The task:
Return precisely the span of lines from the top of the material below to the line containing "Chart.register(...registerables);", both included. Pictures are excluded.

Material provided:
--------------------------------------------------

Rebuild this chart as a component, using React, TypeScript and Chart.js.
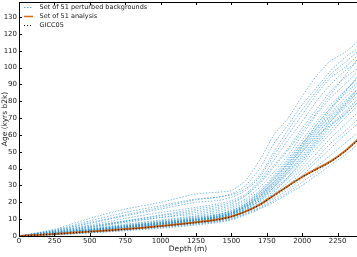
import React, { useEffect, useRef } from "react";
import { Chart, registerables } from "chart.js";

Chart.register(...registerables);

const DEPTHS = [0, 250, 500, 750, 1000, 1250, 1400, 1500, 1600, 1700, 1800, 1900, 2000, 2100, 2200, 2300, 2400];
const GICC05 = [0, 1.2, 2.6, 4.0, 5.8, 8.0, 9.7, 11.5, 14.5, 18.5, 24, 29.5, 35, 39.5, 44, 50, 57.5];
const ANALYSIS = [0, 1.2, 2.6, 4.1, 5.9, 8.1, 9.8, 11.6, 14.6, 18.7, 24.2, 29.8, 35.2, 39.8, 44.3, 50.3, 57.8];
const PERTURBED: number[][] = [
  [0, 4, 10.5, 16, 20, 25, 26, 27, 33, 45, 60, 70, 83, 95, 104, 109, 116],
  [0, 3.5, 9, 14, 18, 22, 23, 25, 30, 40, 55, 66, 78, 88, 98, 106, 112],
  [0, 3, 7.5, 12, 16, 20, 21, 23, 27, 35, 48, 60, 72, 84, 94, 100, 108],
  [0, 2.5, 6.5, 10.5, 14, 17, 19, 21, 25, 33, 45, 57, 68, 80, 90, 98, 104],
  [0, 2.8, 6, 9, 12, 15, 17, 19, 24, 32, 42, 52, 64, 75, 86, 94, 100],
  [0, 2, 5, 8, 11, 14, 16, 18, 22, 29, 38, 48, 60, 72, 82, 90, 98],
  [0, 2.2, 5.2, 8.5, 11, 13, 15, 17, 21, 27, 36, 46, 57, 68, 78, 86, 95],
  [0, 1.8, 4.5, 7, 9.5, 12, 14, 16, 20, 26, 34, 44, 55, 66, 76, 84, 92],
  [0, 1.6, 4, 6.5, 9, 11.5, 13, 15, 19, 25, 32, 42, 52, 62, 72, 80, 88],
  [0, 1.5, 3.8, 6, 8.5, 11, 12.5, 14.5, 18, 24, 31, 40, 50, 60, 70, 78, 86],
  [0, 2, 4.2, 6.2, 8, 10.5, 12, 14, 17, 23, 30, 38, 48, 58, 68, 76, 84],
  [0, 1.4, 3.5, 5.5, 7.8, 10, 11.5, 13.5, 17, 22, 29, 37, 46, 56, 66, 74, 82],
  [0, 1.3, 3.2, 5.2, 7.2, 9.5, 11, 13, 16, 21, 28, 35, 44, 54, 63, 72, 80],
  [0, 1.2, 3, 5, 7, 9, 10.5, 12.5, 15.5, 20, 27, 34, 42, 52, 61, 70, 78],
  [0, 1.5, 3.4, 5.4, 7.5, 9.8, 11.5, 13.8, 17.5, 23, 31, 40, 51, 61, 69, 77, 86],
  [0, 1.1, 2.8, 4.6, 6.6, 8.6, 10, 12, 15, 19, 25, 32, 40, 49, 58, 66, 74],
  [0, 1, 2.6, 4.3, 6.2, 8.2, 9.6, 11.4, 14.5, 18.5, 24, 30, 38, 46, 55, 62, 70],
  [0, 0.9, 2.4, 4, 5.8, 7.8, 9.2, 11, 14, 18, 23, 29, 36, 44, 52, 60, 67],
  [0, 1.3, 3, 4.8, 6.8, 9, 10.8, 13, 16.5, 22, 30, 39, 50, 59, 66, 72, 80],
  [0, 0.8, 2.2, 3.7, 5.4, 7.4, 8.8, 10.5, 13.5, 17, 22, 27.5, 34, 41, 48, 55, 62],
  [0, 0.7, 2, 3.4, 5, 7, 8.4, 10, 13, 16.5, 21, 26, 32, 38, 44, 50, 58],
  [0, 0.6, 1.8, 3.1, 4.6, 6.5, 8, 9.5, 12.5, 16, 20, 25, 30, 36, 42, 48, 55],
  [0, 1.7, 3.8, 6, 8.2, 10.6, 12.5, 15, 19, 26, 35, 45, 55, 64, 73, 82, 90],
  [0, 1.2, 2.9, 4.9, 7, 9.4, 11.2, 13.5, 18, 24, 33, 43, 54, 66, 76, 86, 94],
  [0, 2.4, 5.5, 8.8, 12.5, 16, 18, 20, 24, 31, 41, 51, 62, 73, 84, 95, 106],
  [0, 1.4, 3.3, 5.3, 7.3, 9.5, 11, 13, 17.5, 23.5, 32, 41, 53, 64, 75, 85, 96],
  [0, 1.1, 2.7, 4.4, 6.4, 8.7, 10.4, 12.5, 16, 21, 29, 38, 47, 57, 68, 78, 88],
  [0, 0.9, 2.3, 3.9, 5.7, 7.7, 9.1, 11, 14.5, 19, 26, 35, 45, 55, 65, 73, 82],
  [0, 3.2, 8, 12.5, 17, 21.5, 23, 24.5, 28, 36, 50, 63, 75, 86, 96, 103, 110],
  [0, 1.6, 3.6, 5.6, 7.6, 9.8, 11.7, 14, 18.5, 25, 34, 43, 53, 63, 71, 79, 88],
];
const X_TICKS = [0, 250, 500, 750, 1000, 1250, 1500, 1750, 2000, 2250];
const Y_TICKS = [0, 10, 20, 30, 40, 50, 60, 70, 80, 90, 100, 110, 120, 130];

const LABEL_PERTURBED = "Set of 51 perturbed backgrounds";
const LABEL_ANALYSIS = "Set of 51 analysis";
const LABEL_GICC = "GICC05";

const BLUE = "rgba(30,140,205,0.7)";
const ORANGE = "rgb(210,110,30)";
const FONT = '"DejaVu Sans"';

const toPts = (vals: number[]) => vals.map((v, i) => ({ x: DEPTHS[i], y: v }));

const framePlugin = {
  id: "frame",
  afterDraw(chart: any) {
    const { ctx, chartArea, scales } = chart;
    const { left, right, top, bottom } = chartArea;
    const x = scales.x;
    const y = scales.y;
    ctx.save();
    ctx.strokeStyle = "#000";
    ctx.lineWidth = 1;
    ctx.setLineDash([]);
    ctx.beginPath();
    ctx.moveTo(left, Math.round(top) + 0.5);
    ctx.lineTo(right, Math.round(top) + 0.5);
    X_TICKS.forEach((v) => {
      const px = Math.round(x.getPixelForValue(v)) + 0.5;
      ctx.moveTo(px, bottom);
      ctx.lineTo(px, bottom - 3);
      ctx.moveTo(px, top);
      ctx.lineTo(px, top + 3);
    });
    Y_TICKS.forEach((v) => {
      const py = Math.round(y.getPixelForValue(v)) + 0.5;
      ctx.moveTo(left, py);
      ctx.lineTo(left + 3, py);
    });
    ctx.stroke();

    // legend
    const items = [
      { label: LABEL_PERTURBED, color: BLUE, dash: [1.5, 1.5], width: 1 },
      { label: LABEL_ANALYSIS, color: ORANGE, dash: [], width: 1.5 },
      { label: LABEL_GICC, color: "#000", dash: [1, 2], width: 1 },
    ];
    ctx.font = `6.5px ${FONT}`;
    ctx.textBaseline = "middle";
    ctx.textAlign = "left";
    items.forEach((it, i) => {
      const yy = 7.5 + i * 9;
      ctx.beginPath();
      ctx.strokeStyle = it.color;
      ctx.lineWidth = it.width;
      ctx.setLineDash(it.dash);
      ctx.moveTo(24, yy);
      ctx.lineTo(33, yy);
      ctx.stroke();
      ctx.fillStyle = "#222";
      ctx.fillText(it.label, 39.5, yy);
    });
    ctx.restore();
  },
};

export default function App() {
  const ref = useRef<HTMLCanvasElement | null>(null);
  useEffect(() => {
    if (!ref.current) return;
    const datasets: any[] = [
      {
        label: LABEL_GICC,
        data: toPts(GICC05),
        borderColor: "#000",
        borderWidth: 1,
        borderDash: [1, 2],
        pointRadius: 0,
        tension: 0.25,
      },
      {
        label: LABEL_ANALYSIS,
        data: toPts(ANALYSIS),
        borderColor: ORANGE,
        borderWidth: 2,
        pointRadius: 0,
        tension: 0.25,
      },
      ...PERTURBED.map((vals) => ({
        label: LABEL_PERTURBED,
        data: toPts(vals),
        borderColor: BLUE,
        borderWidth: 0.8,
        borderDash: [1.5, 1.5],
        pointRadius: 0,
        tension: 0.2,
      })),
    ];
    const chart = new Chart(ref.current, {
      type: "line",
      data: { datasets },
      plugins: [framePlugin],
      options: {
        animation: false,
        responsive: false,
        devicePixelRatio: 1,
        layout: { padding: { top: 2, right: 0, left: 0, bottom: 0 } },
        plugins: { legend: { display: false }, tooltip: { enabled: false }, title: { display: false } },
        scales: {
          x: {
            type: "linear",
            min: 0,
            max: 2387,
            grid: { display: false, drawTicks: false },
            border: { display: true, color: "#000", width: 1 },
            afterBuildTicks: (s: any) => {
              s.ticks = X_TICKS.map((v) => ({ value: v }));
            },
            afterFit: (s: any) => {
              s.height = 21;
              s.paddingLeft = 0;
              s.paddingRight = 0;
            },
            ticks: {
              autoSkip: false,
              maxRotation: 0,
              padding: 1,
              color: "#222",
              font: { family: FONT, size: 7 },
              callback: (v: any) => String(v),
            },
            title: {
              display: true,
              text: "Depth (m)",
              color: "#222",
              font: { family: FONT, size: 7.5 },
              padding: { top: 0, bottom: 3 },
            },
          },
          y: {
            type: "linear",
            min: 0,
            max: 139,
            grid: { display: false, drawTicks: false },
            border: { display: true, color: "#000", width: 1 },
            afterBuildTicks: (s: any) => {
              s.ticks = Y_TICKS.map((v) => ({ value: v }));
            },
            afterFit: (s: any) => {
              s.width = 19;
              s.paddingTop = 0;
              s.paddingBottom = 0;
            },
            ticks: {
              autoSkip: false,
              padding: 2,
              color: "#222",
              font: { family: FONT, size: 7 },
              callback: (v: any) => String(v),
            },
            title: {
              display: true,
              text: "Age (kyrs b2k)",
              color: "#222",
              font: { family: FONT, size: 7.5 },
              padding: { top: 0.5, bottom: 0 },
            },
          },
        },
      },
    });
    return () => chart.destroy();
  }, []);
  return (
    <div style={{ position: "fixed", left: 0, top: 0, width: 357, height: 257, background: "#fff" }}>
      <canvas ref={ref} width={357} height={257} style={{ width: 357, height: 257, display: "block" }} />
    </div>
  );
}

--------------------------------------------------

Completed exercise:
Rebuild this chart as a component, using React, TypeScript and Chart.js.
import React, { useEffect, useRef } from "react";
import { Chart, registerables } from "chart.js";

Chart.register(...registerables);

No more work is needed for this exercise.